◆ TASK DETAILS
Repeat verbatim only the lines from the one with "Write a Python" through the one with "import matplotlib.pyplot as plt", both ends kept. Pictures stay out.
-- START OF EXCERPTED DATA --
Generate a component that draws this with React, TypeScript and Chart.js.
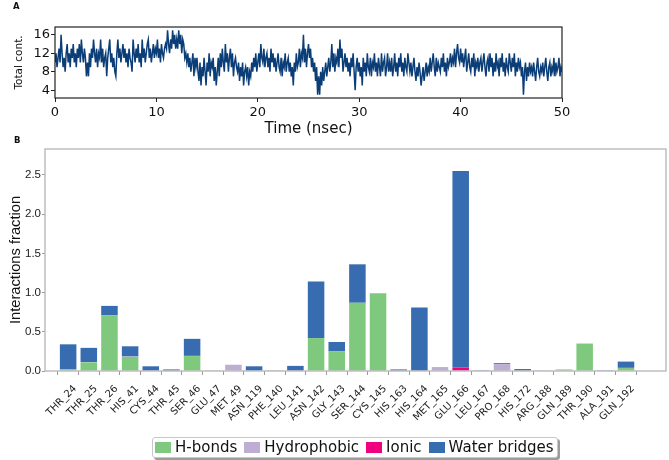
import React, { useEffect, useRef } from "react";
import { Chart, registerables } from "chart.js";

Chart.register(...registerables);

// ---------- Panel A: total contacts over time ----------
const TIME_STEP_NS = 0.1;
const TOTAL_CONTACTS = [
  10, 12, 9, 11, 13, 10, 16, 12, 9, 11,
  8, 12, 14, 10, 12, 9, 13, 11, 14, 10,
  12, 9, 13, 11, 14, 10, 15, 12, 10, 13,
  11, 7, 10, 7, 12, 9, 13, 11, 15, 12,
  10, 13, 9, 12, 11, 15, 10, 13, 9, 11,
  12, 7, 11, 13, 15, 10, 12, 9, 11, 8,
  7, 12, 15, 11, 13, 10, 12, 14, 11, 13,
  10, 12, 9, 13, 11, 10, 8, 15, 12, 10,
  13, 11, 14, 10, 12, 9, 15, 11, 13, 10,
  12, 14, 15, 11, 13, 10, 12, 14, 11, 13,
  12, 15, 11, 13, 10, 14, 12, 11, 13, 14,
  13, 17, 14, 12, 15, 13, 17, 14, 16, 13,
  15, 13, 17, 14, 16, 12, 15, 14, 11, 12,
  10, 12, 9, 11, 8, 10, 12, 7, 11, 9,
  11, 8, 6, 10, 5, 9, 7, 11, 8, 5,
  10, 8, 12, 7, 10, 9, 11, 6, 9, 5,
  8, 11, 7, 12, 9, 13, 10, 8, 14, 10,
  12, 8, 11, 13, 9, 12, 7, 10, 11, 9,
  8, 10, 6, 9, 7, 10, 5, 8, 9, 7,
  9, 5, 8, 7, 10, 8, 11, 9, 12, 8,
  10, 12, 9, 14, 11, 10, 13, 9, 11, 12,
  9, 11, 8, 13, 10, 12, 9, 11, 8, 10,
  12, 9, 8, 11, 7, 10, 9, 12, 8, 10,
  11, 8, 10, 7, 9, 5, 10, 8, 12, 9,
  10, 13, 9, 12, 11, 16, 10, 13, 9, 12,
  14, 11, 13, 9, 11, 8, 10, 6, 9, 3,
  7, 3, 8, 5, 9, 6, 8, 10, 7, 9,
  11, 8, 10, 14, 9, 12, 8, 11, 10, 13,
  9, 15, 11, 13, 8, 10, 12, 9, 11, 8,
  10, 7, 11, 9, 12, 8, 4, 9, 11, 8,
  10, 7, 9, 5, 11, 8, 10, 7, 12, 9,
  8, 11, 7, 10, 9, 12, 8, 10, 7, 11,
  9, 7, 12, 8, 10, 11, 7, 9, 12, 8,
  10, 8, 11, 7, 9, 12, 8, 10, 7, 11,
  9, 12, 8, 10, 7, 11, 9, 8, 12, 10,
  8, 10, 7, 9, 11, 8, 6, 9, 7, 10,
  8, 5, 7, 9, 6, 8, 10, 7, 9, 8,
  11, 8, 10, 12, 9, 7, 11, 8, 10, 9,
  8, 11, 9, 12, 8, 10, 7, 11, 9, 10,
  12, 9, 11, 10, 13, 9, 12, 14, 11, 10,
  13, 10, 12, 9, 11, 13, 8, 10, 12, 9,
  8, 11, 9, 12, 7, 10, 9, 11, 8, 10,
  11, 8, 10, 12, 9, 7, 10, 11, 8, 12,
  9, 11, 7, 10, 8, 12, 9, 10, 7, 11,
  9, 12, 8, 10, 7, 11, 9, 8, 12, 10,
  8, 11, 9, 12, 7, 10, 8, 11, 9, 10,
  7, 9, 3, 8, 10, 6, 9, 7, 10, 8,
  9, 7, 10, 8, 6, 9, 11, 8, 7, 9,
  8, 10, 7, 9, 11, 8, 6, 9, 10, 7,
  9, 8, 11, 7, 10, 8, 9, 11, 7, 9,
  8,
];
const TIME_TICKS = [0, 10, 20, 30, 40, 50];
const CONTACT_TICKS = [4, 8, 12, 16];

// ---------- Panel B: interaction fractions per residue ----------
const RESIDUES = [
  "THR_24", "THR_25", "THR_26", "HIS_41", "CYS_44", "THR_45", "SER_46",
  "GLU_47", "MET_49", "ASN_119", "PHE_140", "LEU_141", "ASN_142", "GLY_143",
  "SER_144", "CYS_145", "HIS_163", "HIS_164", "MET_165", "GLU_166", "LEU_167",
  "PRO_168", "HIS_172", "ARG_188", "GLN_189", "THR_190", "ALA_191", "GLN_192",
];
const HBONDS = [
  0.02, 0.11, 0.71, 0.18, 0, 0, 0.19,
  0, 0, 0, 0, 0, 0.42, 0.25,
  0.87, 0.99, 0, 0, 0, 0, 0,
  0, 0, 0, 0.02, 0.35, 0, 0.04,
];
const HYDROPHOBIC = [
  0, 0.005, 0, 0.005, 0, 0, 0,
  0, 0.08, 0, 0, 0, 0, 0,
  0, 0, 0, 0, 0.05, 0, 0,
  0.085, 0, 0, 0, 0, 0, 0,
];
const IONIC = [
  0, 0, 0, 0, 0, 0, 0.01,
  0, 0, 0, 0, 0, 0, 0,
  0, 0, 0, 0, 0, 0.04, 0,
  0, 0, 0, 0, 0, 0, 0,
];
const WATER_BRIDGES = [
  0.32, 0.18, 0.12, 0.13, 0.06, 0.02, 0.21,
  0.005, 0, 0.06, 0.004, 0.065, 0.72, 0.12,
  0.49, 0, 0.02, 0.81, 0, 2.51, 0.01,
  0.015, 0.025, 0.005, 0, 0, 0.003, 0.08,
];
const FRACTION_TICKS = [0, 0.5, 1.0, 1.5, 2.0, 2.5];

const SERIES = [
  { label: "H-bonds", values: HBONDS, color: "#7fc97f" },
  { label: "Hydrophobic", values: HYDROPHOBIC, color: "#beaed4" },
  { label: "Ionic", values: IONIC, color: "#f0027f" },
  { label: "Water bridges", values: WATER_BRIDGES, color: "#386cb0" },
];

const DEJAVU = "'DejaVu Sans', sans-serif";
const LIBSANS = "'Liberation Sans', Arial, sans-serif";

function framePlugin(color: string, width: number) {
  return {
    id: "frame",
    afterDraw(chart: any) {
      const { ctx, chartArea } = chart;
      const { left, top, right, bottom } = chartArea;
      ctx.save();
      ctx.strokeStyle = color;
      ctx.lineWidth = width;
      ctx.strokeRect(left, top, right - left, bottom - top);
      ctx.restore();
    },
  };
}

function PanelA() {
  const ref = useRef<HTMLCanvasElement | null>(null);
  useEffect(() => {
    if (!ref.current) return;
    const chart = new Chart(ref.current, {
      type: "line",
      data: {
        datasets: [
          {
            data: TOTAL_CONTACTS.map((v, i) => ({ x: i * TIME_STEP_NS, y: v })),
            borderColor: "#0b3d77",
            borderWidth: 1.5,
            pointRadius: 0,
            tension: 0,
            fill: false,
          },
        ],
      },
      options: {
        responsive: false,
        animation: false,
        layout: { padding: { left: 0, right: 107, top: 27, bottom: 0 } },
        plugins: { legend: { display: false }, tooltip: { enabled: false } },
        scales: {
          x: {
            type: "linear",
            min: 0,
            max: 50,
            afterFit: (s: any) => { s.height = 42; },
            afterBuildTicks: (s: any) => { s.ticks = TIME_TICKS.map((v) => ({ value: v })); },
            grid: { display: true, drawOnChartArea: false, drawTicks: true, tickLength: 4, color: "#222" },
            border: { display: false },
            ticks: { font: { family: DEJAVU, size: 13 }, color: "#111", padding: 3, maxRotation: 0 },
            title: {
              display: true,
              text: "Time (nsec)",
              font: { family: DEJAVU, size: 15 },
              color: "#111",
              padding: { top: 0, bottom: 2 },
            },
          },
          y: {
            type: "linear",
            min: 2.3,
            max: 17.7,
            afterFit: (s: any) => { s.width = 55; },
            afterBuildTicks: (s: any) => { s.ticks = CONTACT_TICKS.map((v) => ({ value: v })); },
            grid: { display: true, drawOnChartArea: false, drawTicks: true, tickLength: 4, color: "#222" },
            border: { display: false },
            ticks: { font: { family: DEJAVU, size: 13 }, color: "#111", padding: 1 },
            title: {
              display: true,
              text: "Total cont.",
              font: { family: DEJAVU, size: 10.5 },
              color: "#111",
              padding: { top: 12.5, bottom: 0 },
            },
          },
        },
      },
      plugins: [framePlugin("#222", 1.2)],
    } as any);
    return () => chart.destroy();
  }, []);
  return (
    <canvas
      ref={ref}
      width={669}
      height={140}
      style={{ position: "absolute", left: 0, top: 0, width: 669, height: 140 }}
    />
  );
}

function PanelB() {
  const ref = useRef<HTMLCanvasElement | null>(null);
  useEffect(() => {
    if (!ref.current) return;
    const chart = new Chart(ref.current, {
      type: "bar",
      data: {
        datasets: SERIES.map((s) => ({
          label: s.label,
          data: s.values.map((v, i) => ({ x: i, y: v })),
          backgroundColor: s.color,
          borderWidth: 0,
          barPercentage: 0.8,
          categoryPercentage: 1,
        })),
      },
      options: {
        responsive: false,
        animation: false,
        layout: { padding: { left: 0, right: 3, top: 9, bottom: 0 } },
        plugins: { legend: { display: false }, tooltip: { enabled: false } },
        scales: {
          x: {
            type: "linear",
            stacked: true,
            min: -0.583,
            max: 28.4,
            afterFit: (s: any) => { s.height = 69; },
            afterBuildTicks: (s: any) => { s.ticks = RESIDUES.map((_, i) => ({ value: i })); },
            grid: { display: true, drawOnChartArea: false, drawTicks: true, tickLength: 4, color: "#9a9a9a" },
            border: { display: false },
            ticks: {
              autoSkip: false,
              minRotation: 45,
              maxRotation: 45,
              padding: 8,
              labelOffset: 7,
              font: { family: DEJAVU, size: 10 },
              color: "#222",
              callback: (v: any) => RESIDUES[Math.round(Number(v))] ?? "",
            },
          },
          y: {
            type: "linear",
            stacked: true,
            min: 0,
            max: 2.83,
            afterFit: (s: any) => { s.width = 45; },
            afterBuildTicks: (s: any) => { s.ticks = FRACTION_TICKS.map((v) => ({ value: v })); },
            grid: { display: true, drawOnChartArea: false, drawTicks: true, tickLength: 3, color: "#9a9a9a" },
            border: { display: false },
            ticks: {
              font: { family: LIBSANS, size: 11.5 },
              color: "#222",
              padding: 1,
              callback: (v: any) => Number(v).toFixed(1),
            },
            title: {
              display: true,
              text: "Interactions fraction",
              font: { family: LIBSANS, size: 14.7 },
              color: "#111",
              padding: { top: 7.5, bottom: 0 },
            },
          },
        },
      },
      plugins: [framePlugin("#b4b4b4", 1.3)],
    } as any);
    return () => chart.destroy();
  }, []);
  return (
    <canvas
      ref={ref}
      width={669}
      height={300}
      style={{ position: "absolute", left: 0, top: 140, width: 669, height: 300 }}
    />
  );
}

function Legend() {
  return (
    <div
      style={{
        position: "absolute",
        left: 152,
        top: 437,
        height: 21,
        boxSizing: "border-box",
        border: "1px solid #c8c8c8",
        borderRadius: 3,
        boxShadow: "2px 2px 0 #9c9c9c",
        background: "#fff",
        display: "flex",
        alignItems: "center",
        padding: "0 3px 0 1px",
        fontFamily: DEJAVU,
        fontSize: 15,
        color: "#111",
        whiteSpace: "nowrap",
        lineHeight: "19px",
      }}
    >
      {SERIES.map((s, i) => (
        <div key={s.label} style={{ display: "flex", alignItems: "center", marginLeft: i === 0 ? 1 : 7 }}>
          <span style={{ display: "inline-block", width: 16, height: 11, background: s.color }} />
          <span style={{ marginLeft: 4 }}>{s.label}</span>
        </div>
      ))}
    </div>
  );
}

export default function App() {
  const panelLabel: React.CSSProperties = {
    position: "absolute",
    fontFamily: DEJAVU,
    fontWeight: "bold",
    fontSize: 8.5,
    color: "#111",
    lineHeight: "10px",
  };
  return (
    <div
      style={{
        position: "absolute",
        left: 0,
        top: 0,
        width: 669,
        height: 460,
        overflow: "hidden",
        background: "#fff",
      }}
    >
      <PanelA />
      <PanelB />
      <Legend />
      <div style={{ ...panelLabel, left: 13, top: 1 }}>A</div>
      <div style={{ ...panelLabel, left: 14, top: 135 }}>B</div>
    </div>
  );
}
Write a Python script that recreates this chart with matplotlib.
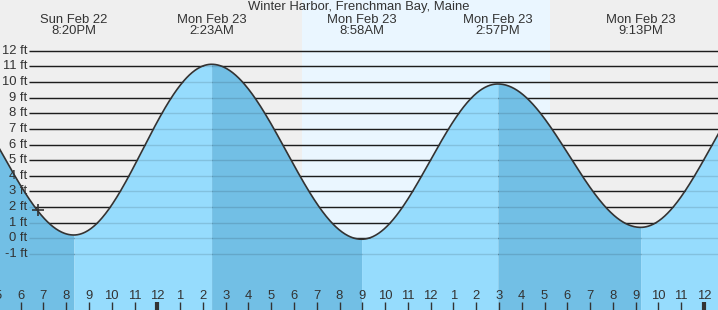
import numpy as np
import matplotlib
matplotlib.use("Agg")
import matplotlib.pyplot as plt

# Tide extremes, hours relative to midnight Mon Feb 23 (first and last lie off-chart)
extreme_hours = [-9.9, -3.667, 2.383, 8.967, 14.95, 21.217, 27.4]
extreme_feet = [10.5, 0.21, 11.14, -0.06, 9.88, 0.70, 11.0]
extreme_labels = [None, "Sun Feb 22\n8:20PM", "Mon Feb 23\n2:23AM", "Mon Feb 23\n8:58AM",
                  "Mon Feb 23\n2:57PM", "Mon Feb 23\n9:13PM", None]

sunrise_hour = 6.35
sunset_hour = 17.23
now_hour = -5.25
now_feet = 1.8

grid_feet = list(range(-1, 13))
hour_ticks = list(range(-7, 25))
title = "Winter Harbor, Frenchman Bay, Maine"

# colours
BG_NIGHT = "#efefef"
BG_DAY = "#eaf6ff"
FILL_RISE = "#96dcfd"
FILL_FALL = "#72bfe5"
TXT = "#333333"
FS = 9.4

plt.rcParams["font.family"] = ["Liberation Sans", "DejaVu Sans"]

# pixel based scales (718 x 310 canvas)
PX_H = 22.78
X0 = 157.3
PX_FT = 15.62
Y0 = 238.3
xlim = (-X0 / PX_H, (718 - X0) / PX_H)
ylim = ((Y0 - 310) / PX_FT, Y0 / PX_FT)


def px_x(px):
    return (px - X0) / PX_H


def px_y(py):
    return (Y0 - py) / PX_FT


fig = plt.figure(figsize=(7.18, 3.10), dpi=100)
ax = fig.add_axes([0, 0, 1, 1])
ax.set_xlim(*xlim)
ax.set_ylim(*ylim)
ax.axis("off")
ax.add_patch(plt.Rectangle((0, 0), 1, 1, transform=ax.transAxes, color=BG_NIGHT, zorder=0))
ax.axvspan(sunrise_hour, sunset_hour, color=BG_DAY, zorder=0.5, lw=0)

# grid lines
ax.hlines(grid_feet, px_x(29), xlim[1], color="#222222", lw=1.0, zorder=1)
for f in grid_feet:
    ax.text(px_x(27), f, f"{f} ft", ha="right", va="center", fontsize=FS, color=TXT, zorder=6)

# tide curve, cosine between extremes
all_t, all_h = [], []
for i in range(len(extreme_hours) - 1):
    t1, t2 = extreme_hours[i], extreme_hours[i + 1]
    h1, h2 = extreme_feet[i], extreme_feet[i + 1]
    t = np.linspace(t1, t2, 200)
    h = h2 + (h1 - h2) * (1 + np.cos(np.pi * (t - t1) / (t2 - t1))) / 2
    col = FILL_FALL if h1 > h2 else FILL_RISE
    ax.fill_between(t, ylim[0], h, color=col, lw=0, zorder=2)
    all_t.append(t)
    all_h.append(h)
all_t = np.concatenate(all_t)
all_h = np.concatenate(all_h)

# faint grid lines seen through the water
ax.hlines(grid_feet, px_x(29), xlim[1], color="black", alpha=0.12, lw=1.0, zorder=3)
ax.plot(all_t, all_h, color=TXT, lw=1.2, zorder=4)
ax.plot([now_hour], [now_feet], marker="+", ms=9, mew=1.2, color=TXT, zorder=5)

# extreme labels and title
for t, lab in zip(extreme_hours, extreme_labels):
    if lab is None:
        continue
    l1, l2 = lab.split("\n")
    ax.text(t, px_y(19.7), l1, ha="center", va="center", fontsize=FS, color=TXT)
    ax.text(t, px_y(31.5), l2, ha="center", va="center", fontsize=FS, color=TXT)
ax.text(px_x(359), px_y(7), title, ha="center", va="center", fontsize=FS, color=TXT)

# hour ticks
for hr in hour_ticks:
    lab = (hr - 1) % 12 + 1
    ax.text(hr, px_y(296), str(lab), ha="center", va="center", fontsize=FS, color=TXT, zorder=6)
    lw = 3 if hr % 24 == 0 else 1
    ax.vlines(hr, ylim[0], px_y(302), color=TXT, lw=lw, zorder=6)

fig.savefig("out.png", dpi=100)
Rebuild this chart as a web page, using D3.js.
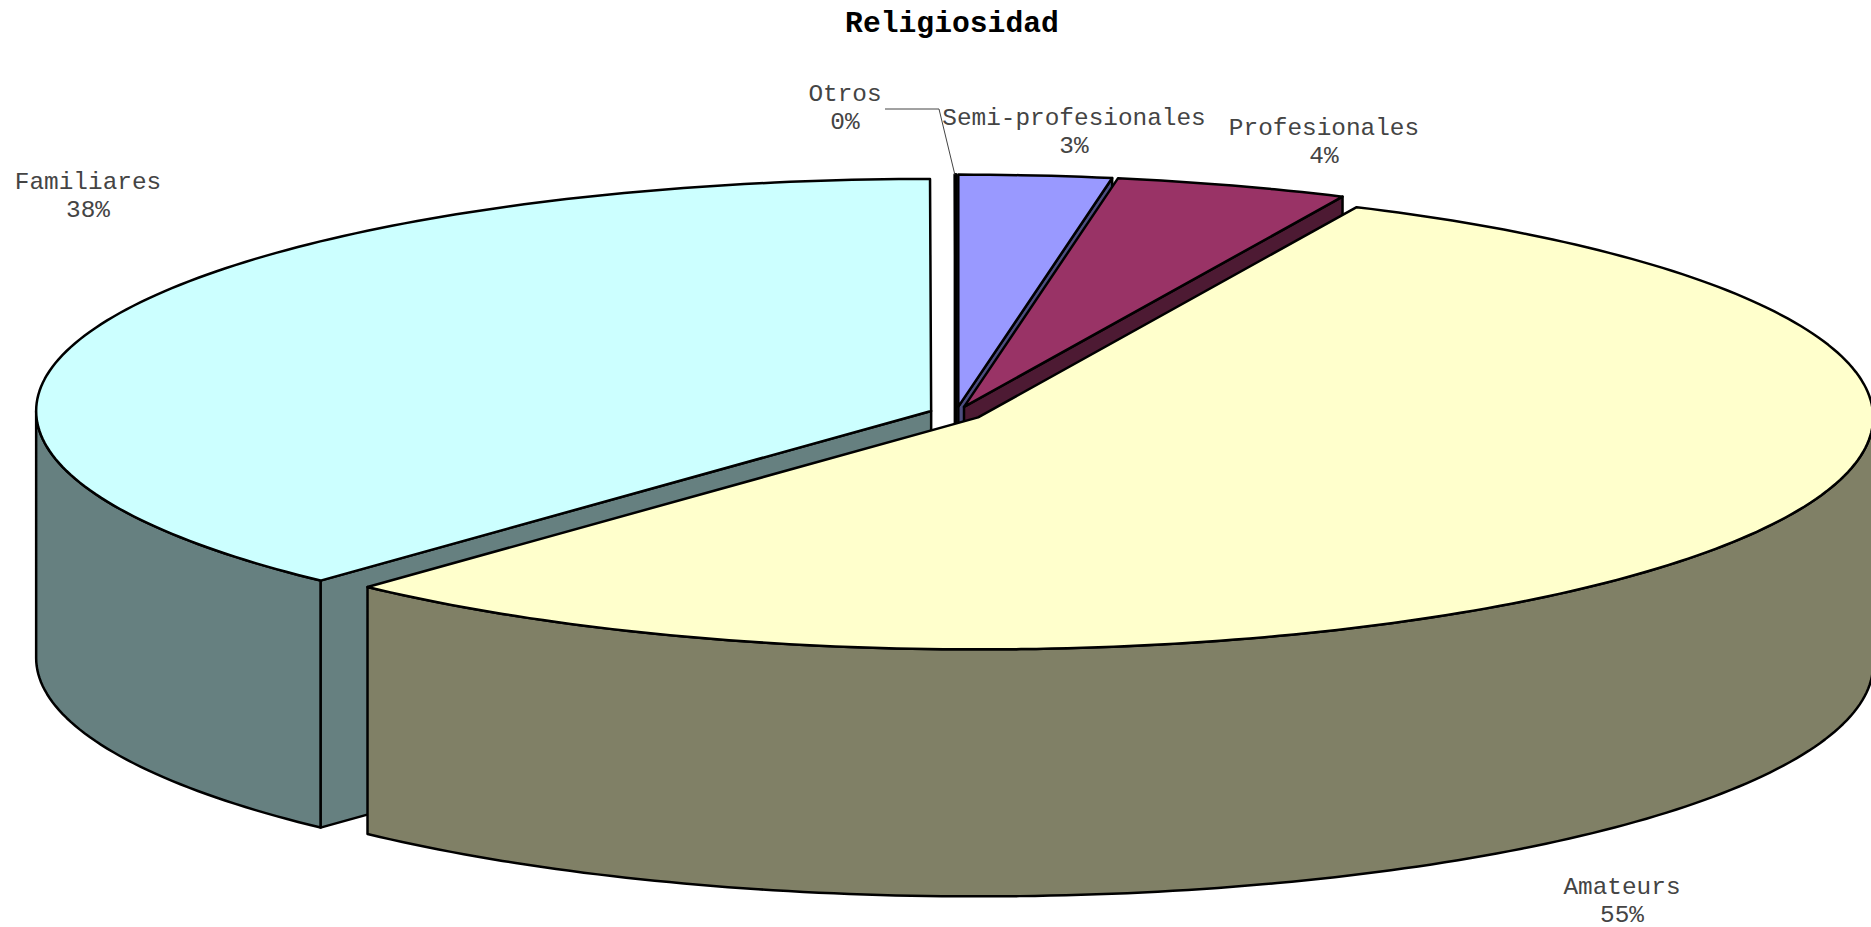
<!DOCTYPE html>
<html>
<head>
<meta charset="utf-8">
<script src="https://cdnjs.cloudflare.com/ajax/libs/d3/7.8.5/d3.min.js"></script>
<style>
  html, body { margin: 0; padding: 0; background: #fff; overflow: hidden; }
  svg { display: block; }
</style>
</head>
<body>
<svg></svg>
<script>
// clockwise from 12 o'clock, same order as the original sheet
const categories = ["Semi-profesionales", "Profesionales", "Amateurs", "Familiares", "Otros"];
const values = [2.75, 4.2, 55, 38.03, 0.02];
const colors = ["#9999ff", "#993366", "#ffffcc", "#ccffff", "#660066"];
const chartTitle = "Religiosidad";

const width = 1871;
const height = 927;

// pie geometry, tilted ellipse + extruded wall
const cx = 956;
const cy = 413.5;
const rx = 895;
const ry = 232;
const depth = 247;
const explode = 26.7;

const svg = d3.select("svg").attr("width", width).attr("height", height);

const pie = d3.pie().sort(null).value((d) => d.value);
const slices = pie(
  categories.map((name, i) => ({ name, value: values[i], color: colors[i] }))
);

// half brightness for walls, like the excel 3d pie
const shade = (c) => {
  const rgb = d3.rgb(c);
  return d3.rgb(rgb.r * 0.5, rgb.g * 0.5, rgb.b * 0.5).formatHex();
};

const origin = (s) => {
  const mid = (s.startAngle + s.endAngle) / 2;
  return [
    cx + explode * Math.sin(mid),
    cy - (explode * ry * Math.cos(mid)) / rx,
  ];
};

const rimPoint = (s, a, dz = 0) => {
  const [ox, oy] = origin(s);
  return [ox + rx * Math.sin(a), oy - ry * Math.cos(a) + dz];
};

const rim = (s, a0, a1, dz = 0) => {
  const n = Math.max(2, Math.ceil(((a1 - a0) * 180) / Math.PI));
  return d3.range(n + 1).map((i) => rimPoint(s, a0 + ((a1 - a0) * i) / n, dz));
};

const line = d3.line().curve(d3.curveLinearClosed);

const drawShape = (pts, fill) => {
  svg
    .append("path")
    .attr("d", line(pts))
    .attr("fill", fill)
    .attr("stroke", "#000")
    .attr("stroke-width", 2.5)
    .attr("stroke-linejoin", "round");
};

const cutFace = (s, a, fill) => {
  const [ox, oy] = origin(s);
  const p = rimPoint(s, a);
  drawShape(
    [[ox, oy], p, [p[0], p[1] + depth], [ox, oy + depth]],
    fill
  );
};

// back to front: the big front slice has to go last
const drawOrder = ["Otros", "Familiares", "Semi-profesionales", "Profesionales", "Amateurs"];

drawOrder.forEach((name) => {
  const s = slices.find((d) => d.data.name === name);
  const side = shade(s.data.color);

  // cut faces that look at the viewer
  if (Math.sin(s.startAngle) < 0) cutFace(s, s.startAngle, side);
  if (Math.sin(s.endAngle) > 0) cutFace(s, s.endAngle, side);

  // outer wall, front half of the rim only
  const a0 = Math.max(s.startAngle, Math.PI / 2);
  const a1 = Math.min(s.endAngle, (3 * Math.PI) / 2);
  if (a1 > a0) {
    drawShape(rim(s, a0, a1).concat(rim(s, a0, a1, depth).reverse()), side);
  }

  // top
  drawShape([origin(s)].concat(rim(s, s.startAngle, s.endAngle)), s.data.color);
});

// hand placed like the original labels
const labelPos = {
  "Semi-profesionales": [1074, 117],
  Profesionales: [1324, 127],
  Amateurs: [1622, 886],
  Familiares: [88, 181],
  Otros: [845, 93],
};

const labels = svg
  .selectAll(".label")
  .data(slices)
  .enter()
  .append("text")
  .attr("class", "label")
  .attr("text-anchor", "middle")
  .style("font-family", "'Liberation Mono', monospace")
  .style("font-size", "24.4px")
  .style("fill", "#444");

labels
  .append("tspan")
  .attr("x", (d) => labelPos[d.data.name][0])
  .attr("y", (d) => labelPos[d.data.name][1] + 8)
  .text((d) => d.data.name);

labels
  .append("tspan")
  .attr("x", (d) => labelPos[d.data.name][0])
  .attr("y", (d) => labelPos[d.data.name][1] + 35.5)
  .text((d) => Math.round(d.data.value) + "%");

// leader for Otros
const otros = slices.find((d) => d.data.name === "Otros");
const tip = rimPoint(otros, otros.startAngle);
svg
  .append("path")
  .attr("d", d3.line()([[885, 109], [939, 109], tip]))
  .attr("fill", "none")
  .attr("stroke", "#444")
  .attr("stroke-width", 1);

svg
  .append("text")
  .attr("x", 952)
  .attr("y", 32)
  .attr("text-anchor", "middle")
  .text(chartTitle)
  .style("font-family", "'Liberation Mono', monospace")
  .style("font-weight", "bold")
  .style("font-size", "29.7px")
  .style("fill", "#000");
</script>
</body>
</html>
-- END OF EXCERPTED DATA --
◆ SOLUTION TO THIS EXERCISE
Write a Python script that recreates this chart with matplotlib.
import numpy as np
import matplotlib
matplotlib.use("Agg")
import matplotlib.pyplot as plt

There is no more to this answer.